Cuando fuimos niños lo supimos, pero con los años lo vamos olvidando: los juguetes son siniestros. En ellos reside un espíritu malvado, que nos acecha apenas nos quedamos solos. Ya en el siglo XVIII, cuando los juguetes aún eran raros, muy caros y poco variados, E.T.A. Hoffman, en el cuento El hombre de arena, recrea esta mezcla de fascinación y terror que sentimos en la infancia por los juguetes. Están allí, siempre a punto de cobrar vida apenas nos descuidemos. Es lo que hace Olympia, que es un autómata. Es lo que hacen los juguetes del film Toy Story cuando los humanos no los ven. Gahan Wilson lo sabía bien y lo retrató en uno de sus dibujos de mediados del siglo pasado, con los juguetes al acecho del nostálgico. Los juguetes son siniestros porque tienen vida propia y porque, además, se quedan con jirones de nuestra vida, la que compartieron con nosotros cuando éramos niños. Esto se puede ver bien si se visita la muestra Los juguetes invaden el Museo de la Ciudad. Más allá del enternecido recuerdo que puede producir en los desmemoriados adultos encontrar algunos de los juegos o muñecos que acompañaron sus siestas de infancia, se percibe claramente la carga ominosa que flota en el ambiente, como un mal presagio.
La muestra ocupa varias salas: las dos del frente y varias del fondo de la hermosa casona de la calle Defensa. Entre los cientos de juguetes que pertenecen a la colección del propio museo, hay algunos pocos del siglo XIX, pero el grueso fue producido a lo largo de todo el siglo XX. Desde la época de Roca, cuando la Argentina se transforma en un país rico y Buenos Aires en su capital cosmopolita, buena parte de los juguetes que se conseguían en el país eran importados. Hasta tal punto, que hay fábricas europeas que tienen líneas completas producidas sólo para vender en nuestro país. La casa Marblin fabricaba barcos con el nombre de los buques argentinos, y la firma Henriksen, de Nuremberg, producía soldaditos argentinos para pelear una batalla de mesa contra enemigos españoles.

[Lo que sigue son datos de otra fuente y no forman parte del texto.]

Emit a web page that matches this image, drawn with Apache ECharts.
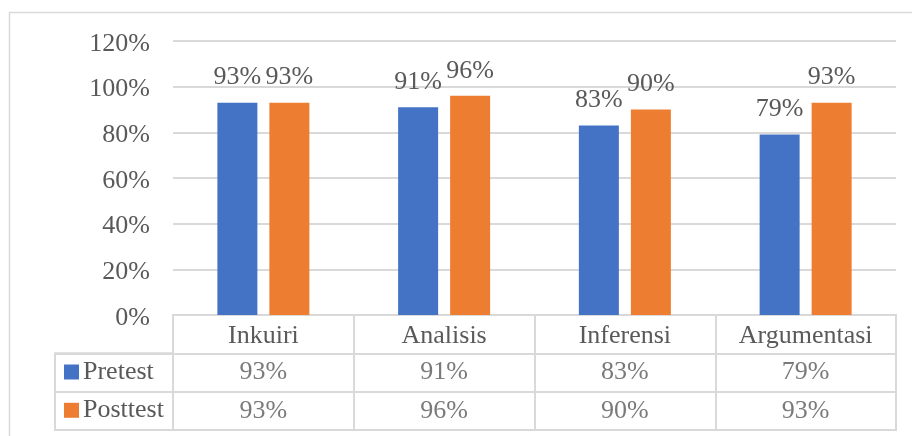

En una muestra centrada en el terror infantil no podían faltar los monstruos más terribles: las muñecas. Hay decenas. De todo tipo y tamaño. Las de cabeza de porcelana, ojos de vidrio, cabello rubio y boca abierta eran las más codiciadas. Provenían de Alemania y Francia. También de allí y de Italia se importaban los muñecos de paño lenci y los trenes, de los cuales los de marca Meccano era los más populares. La Segunda Guerra Mundial jugó un papel parecido a la Secretaría de Comercio actual: cerró las importaciones y alentó la producción nacional de juguetes. Así fue que en los 40 aparecieron los autos, baldes de arena y cocinitas de hojalata estampada, fabricados en el país a un precio tan accesible que era posible encontrarlos en la mayoría de los hogares. El peronismo explicado a los niños.
Es difícil que alguien que recorra esta muestra –no importa si tiene 30 u 80 años– no encuentre la réplica de algún juguete que acompañó su infancia. Están todos, en especial aquellos que sabíamos que era imposible que tuviéramos y que, quizá por eso, eran los más deseados. Están ahí, en vitrinas o colgando del techo, tras una mampara o en un estante. Pero no nos descuidemos: están agazapados. Parecen tan inocentes como simulaba serlo el Golem antes de que el espíritu soplara sobre él. Parecen pura materia, pero están a la espera de que nuestra fantasía se despierte. Una vez que nos dejamos seducir por ellos, una vez que nos ponemos a jugar, los juguetes se apoderan de nuestra alma y nos transportan al País de Nunca Jamás, en el que nunca, pero nunca, podremos cometer el error de volvernos adultos.